Common sense would have it that the biggest risk you face when cycling is that of injury, whether due to driver inattention, equipment failure, or coyote attack. But there’s another misfortune that can befall you that is in some ways ways equally as debilitating: Succumbing to a condition that is known as “getting fit.”
On the surface of it, this might seem like an absurd comparison. After all, an injury will keep you off your beloved bike, while being fit will allow you to ride that bike even more. However, such facile comparisons fail to account for the insidious nature of fitness, the difficulty in managing it, and the long-term problems both on and off the bike that are commonly associated with it.
Of course, there are cyclists who go out looking for fitness despite all the obvious warning signs (Google “Chris Froome shirtless” for examples of such warning signs), but for many of us, fitness is something we acquire quite by accident. It starts out innocently enough. Maybe you find yourself with some time off work, so you decide to do some binge riding, or maybe you sign up for a big cycling event that takes you a little bit outside your comfort zone, and your endorphins trick you into feeling like you’ve accomplished something. Afterwards, you’re a little more tired than usual, but all it takes is a little recovery ride for the husks to fall off your legs, and you emerge feeling lighter, stronger, and faster than you did before.
The sensation of riding the same distances you used to with less effort is an intoxicating one. It’s in pursuit of this sensation that people do things like buy $2,000 wheelsets and —and, in certain circumstances, even . But while equipment won’t make you any faster (motors excluded), fitness is the real deal. And once you’ve got it, you don’t want to relinquish it. You’ll do anything to keep that buzz going.
First, you increase the time and duration of your rides. Then you start cramming them into holes in your schedule that you never noticed or considered before. If you’re a working person with a family, then sleep is often the first thing to go, because why squander time on one of your most essential and satisfying bodily functions when instead you could be doing pre-dawn hill repeats? Next, paradoxically, you start craving all that expensive equipment you no longer need anyway because you’re fast now. You go buy that $2,000 wheelset despite having already shaving two minutes off your local climb. Your increased training volume also means you’re using up equipment much faster now: you go through chains like you used to go through tires, and tires like you used to go through socks. So while you may in fact be going the same distance with less effort thanks to your fitness, you’re also buying more expensive equipment and using more of it, exponentially reducing the distance that your cycling dollar will go.
Once you’ve got it, you don’t want to relinquish it. You’ll do anything to keep that buzz going.

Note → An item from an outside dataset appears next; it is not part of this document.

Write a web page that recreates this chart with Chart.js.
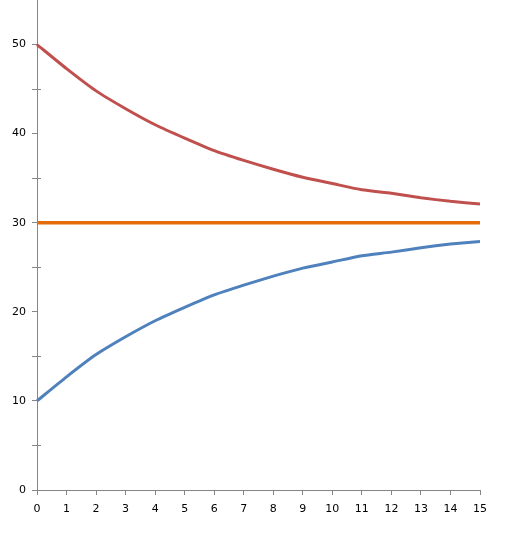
<!DOCTYPE html>
<html>
<head>
<meta charset="utf-8">
<script src="https://cdn.jsdelivr.net/npm/chart.js@4/dist/chart.umd.min.js"></script>
<style>
  html, body { margin: 0; padding: 0; background: #fff; }
  #wrap { width: 510px; height: 540px; position: relative; }
</style>
</head>
<body>
<div id="wrap"><canvas id="chart"></canvas></div>
<script>
const steps = ['0', '1', '2', '3', '4', '5', '6', '7', '8', '9', '10', '11', '12', '13', '14', '15'];
const upper = [50, 47.3, 44.8, 42.8, 41.0, 39.5, 38.1, 37.0, 36.0, 35.1, 34.4, 33.7, 33.3, 32.8, 32.4, 32.1];
const middle = [30, 30, 30, 30, 30, 30, 30, 30, 30, 30, 30, 30, 30, 30, 30, 30];
const lower = [10, 12.7, 15.2, 17.2, 19.0, 20.5, 21.9, 23.0, 24.0, 24.9, 25.6, 26.3, 26.7, 27.2, 27.6, 27.9];

const axisGray = '#868686';
const yTop = 55;

// Excel draws the minor ticks across the axis, Chart.js only outside
const minorCross = {
    id: 'minorCross',
    afterDraw(chart) {
        const y = chart.scales.y;
        const ctx = chart.ctx;
        ctx.save();
        ctx.strokeStyle = axisGray;
        ctx.lineWidth = 1;
        y.ticks.forEach(t => {
            if (t.value % 10 !== 0 && t.value !== yTop) {
                const py = Math.round(y.getPixelForValue(t.value)) + 0.5;
                ctx.beginPath();
                ctx.moveTo(y.right, py);
                ctx.lineTo(y.right + 4, py);
                ctx.stroke();
            }
        });
        ctx.restore();
    }
};

new Chart(document.getElementById('chart'), {
    type: 'line',
    data: {
        labels: steps,
        datasets: [
            { data: upper, borderColor: '#C0504D', borderWidth: 3, pointRadius: 0, tension: 0.2, fill: false },
            { data: middle, borderColor: '#E46C0A', borderWidth: 3.5, pointRadius: 0, tension: 0, fill: false },
            { data: lower, borderColor: '#4F81BD', borderWidth: 3, pointRadius: 0, tension: 0.2, fill: false }
        ]
    },
    options: {
        responsive: true,
        maintainAspectRatio: false,
        animation: false,
        layout: { padding: { top: 0, right: 30, left: 0, bottom: 0 } },
        plugins: {
            legend: { display: false },
            tooltip: { enabled: false }
        },
        scales: {
            x: {
                offset: false,
                afterFit: scale => { scale.height = 50; },
                grid: { drawOnChartArea: false, color: axisGray, tickLength: 5, tickColor: axisGray },
                border: { color: axisGray, width: 1 },
                ticks: {
                    color: '#000', padding: 8, maxRotation: 0, autoSkip: false,
                    font: { family: 'DejaVu Sans', size: 11 }
                }
            },
            y: {
                min: 0,
                max: yTop,
                afterFit: scale => {
                    scale.width = 37;
                    scale.paddingTop = 0;
                    scale.paddingBottom = 0;
                },
                grid: {
                    drawOnChartArea: false, color: axisGray, tickLength: 5,
                    tickColor: c => (c.tick && c.tick.value === yTop ? 'rgba(0,0,0,0)' : axisGray)
                },
                border: { color: axisGray, width: 1 },
                ticks: {
                    stepSize: 5, color: '#000', padding: 6,
                    font: { family: 'DejaVu Sans', size: 11 },
                    callback: v => (v % 10 === 0 ? v : '')
                }
            }
        }
    },
    plugins: [minorCross]
});
</script>
</body>
</html>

The poor judgment born of cycling fitness isn’t just limited to component upgrades either. It will also cause you to fall in with a bad crowd and make poor lifestyle decisions. “Who the hell has time to ride 200 miles in a single weekend?,” you used to wonder as you perused your Strava feed after sleeping in on a Sunday. Well now you do, because you’ve rearranged your life accordingly, which is why you’re out riding with them while the rest of your life happens without you. The rest of the time you’re suffering from a severe bike hangover, which causes you to engage in strange behavior such as .
Things really start getting dangerous when you start committing to future events based on the fitness you’re enjoying today. See, usually when you’re drinking and you hatch crazy plans with people based on how good you’re all feeling at that moment, everyone forgets all about it by morning. It’s different with bikes, because even if you do snap out of it and come to your senses, you’ve still got that registration to the Taint Krusher, and after riding 500 miles of gravel across three Midwestern states, you may very well wish you’d merely gotten drunk and woken up with a tattoo on your ass. Sure, arguably the more fit you are, the more fun you’ll have at a cycling event, but people also said you couldn’t appreciate a Grateful Dead show unless you were on acid, and it’s at least worth considering that when an event requires you to be in an altered state in order to enjoy it that it may not fundamentally be very good. A ride can be transcendent no matter how fit you are, and I don’t think anyone’s ever claimed you’ve got to be baked to dig Bach. (Though I do like the alliteration.)
Perhaps most dangerous of all is that, even though your fitness may adversely affect your relationships with your friends, family, and loved ones, it’s unlikely that any of them will ever try to help you. Alas, if your affliction were something simple like a drug problem they’d all get together and stage an intervention. However, there’s still a stigma in our society that pursuing physical fitness is healthy behavior, and so they’ll probably just let you keep doing it—or, worse still, enable you by coming to your events and working the feed zone.
None of this is to say that fitness is totally bad. Hey, some people are able to manage it and lead balanced lives, though they often need all sorts of apps and sensors to be able to do so. Nevertheless, it is crucial to bear in mind the many pitfalls along the way, and if you suspect you may be susceptible to fitness, you may want to consider taking preventative measures such as becoming a retro-grouch and riding only old steel bicycles.
Or you could always throw yourself off your bike and sustain an injury, whatever works for you.